Steam Cleaning #17: DiRT 3 Complete Edition

DiRT is an apt name. I’ve played Burnout, Need for Speed, Daytona, Midnight Club, GTA, and… well, Mario Kart, and none of them felt even remotely similar to this rally car racer. Why? It’s in the dirt.

My very first turn in DiRT had me spinning wildly, praying for traction. My second slammed me into a barrier, splintering my rear bumper. My third had me fishtailing in a panic, trying to regain some control and get back on the right track.

The fourth, the fifth, the sixth… I learned.

DiRT 3 isn’t about blitzing down streets at ridiculous speeds. Even inching your speedometer into the 80s is considered an achievement in game. No, the joy in DiRT is found in each turn. Cutting the gas and then kicking in at just the right spot on a hairpin. Easing into a soft right without cutting yourself too close for the upcoming left. Just knowing that every turn I am a slip from utter disaster makes these moves thrilling, where in other racing games I might be scoping out the other cars or hitting the turbo boost.

The game makes every learning step as easy as possible. In the difficulty settings there are driving aides of several types. I didn’t use anything that handled control for me, but I did use the default learning aides: A voice telling me what turns were coming up and a line on the road showing the most efficient route and where to slow down. While the voice annoyed me at first, I soon came to listen and set up my approach in advance. These tools help the difficult driving to become second nature without breaking immersion.

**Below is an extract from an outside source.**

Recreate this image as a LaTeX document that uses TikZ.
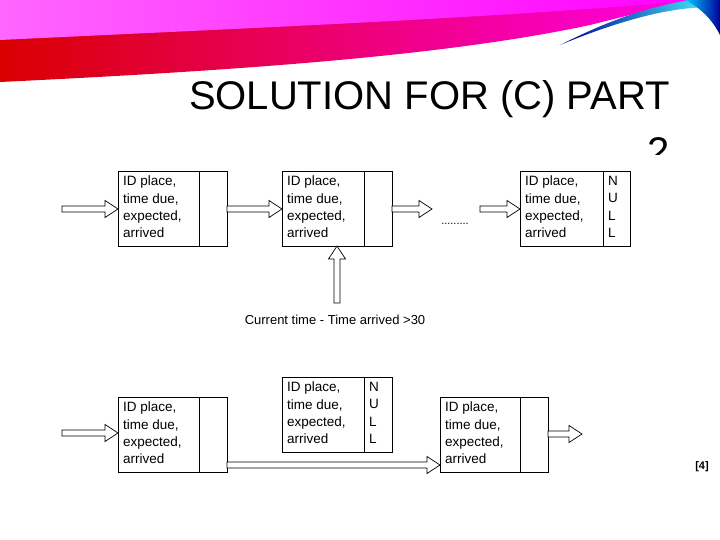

And what a world this is to be immersed in! The track variety surprised me. In just the first few races, I traveled from country backroads to Kenya’s sweltering hills, from abandoned buildings to icy slopes. Yes, the courses always felt natural, with spectators moving out of the way as we approached and features of the environment coming into play. Don’t underestimate what a stretch of gravel or asphalt can do to change the feel of a race.

That variety extends to the race types. There are one-on-one Rallys where each car follows its own track, crossing over each other. There are chaotic eight-car races, all on the same track. And there are single-lane races where each car follows the next and is graded on time. And several more. I liked all the race types, but the Gymk Hana stunt events did not appeal to me at all.

All is not dirt roads and sunshine, though. The unskippable tutorial voiceover in the menus is frustrating and annoying. The speakers fawn over the player for far too long, and while they speak, advancing to the next race is impossible. It took what felt like five minutes just to get into a race the first time, and that left a sour taste on my tongue.

Also, despite the variety, the single player game doesn’t have a very long campaign. The progression is technically there as I win event after event and unlock sponsors and cars, but in just a few hours I had nearly beaten three quarters of the events. I didn’t feel like I was progressing to a more difficult series of events, either, which put a damper on my motivation. Multiplayer might add more replayability, but this game only has about a hundred active players at any time, which makes that difficult.

Verdict: 3 hours in. Worth a play, might even come back to it. I beat all but the Gymk Hana type events in the Dirt Tour.